うちは公道から少し離れたところにあるのね。
公道に出るためには、少し急な坂道を上らなくてはいけない。
ラッキーはその坂を上ることができなくなっていた。
だから、鎖に繋がないで放していたの。
のんびり好きなように過ごせるように。
ある朝、いつものように出勤前にラッキーの顔を見ようと思って、いつもラッキーが寝ている縁側の下を覗いた。
でも、姿が見えないの。
家の周り、どこを探してもラッキーがいない。
心配だけど、とりあえず仕事には行かなきゃいけないから、両親に探してくれるように頼んで、出勤したんだ。

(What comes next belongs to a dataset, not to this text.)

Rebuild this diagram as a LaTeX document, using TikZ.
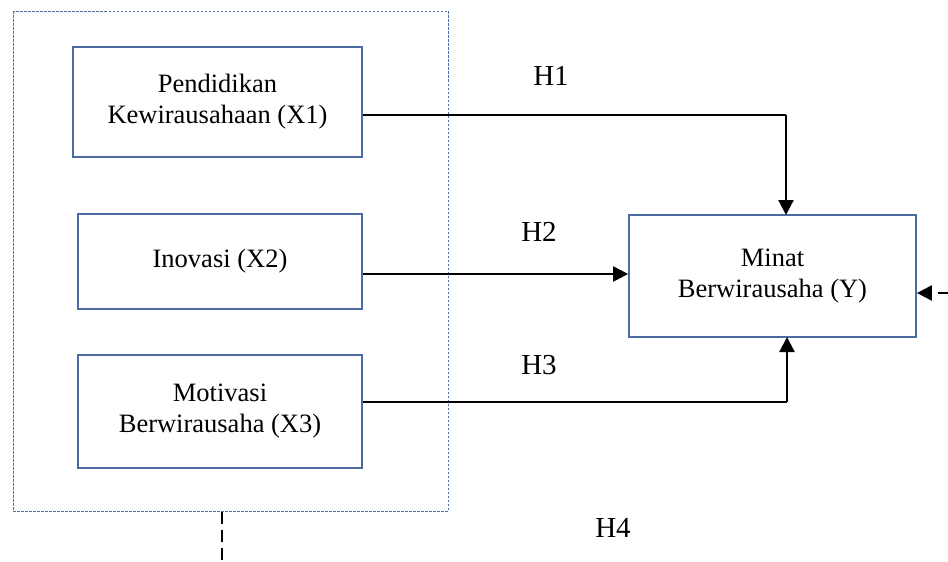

それから1時間後、職場から電話を入れると、まだ見つからないとのこと。
雨も降ってるのにどこに行ったのかな...
やっぱり心配で、その日は休暇をもらって帰ることにしたの。
職場からうちまで約30km。
車を”少しだけ”飛ばしてうちに帰ると、ラッキーが戻ってた!
家から約300mくらい離れたところで、雨宿りしてるところを父が見つけたらしい。
そこに行くまでには、たくさんの坂があって、当時のラッキーの体力からいうと、考えられないことだったの。
その場所は、ラッキーが若い頃によく遊びに行っていたところだった。
自分の死が近いことを悟って、家から遠くに行こうとしたのかなって、思ったのね。
それからも、鎖に繋ぐことは無かったけど、家出したのは、その時だけ。
ラッキーが逝ったのは、それから3ヶ月後だった。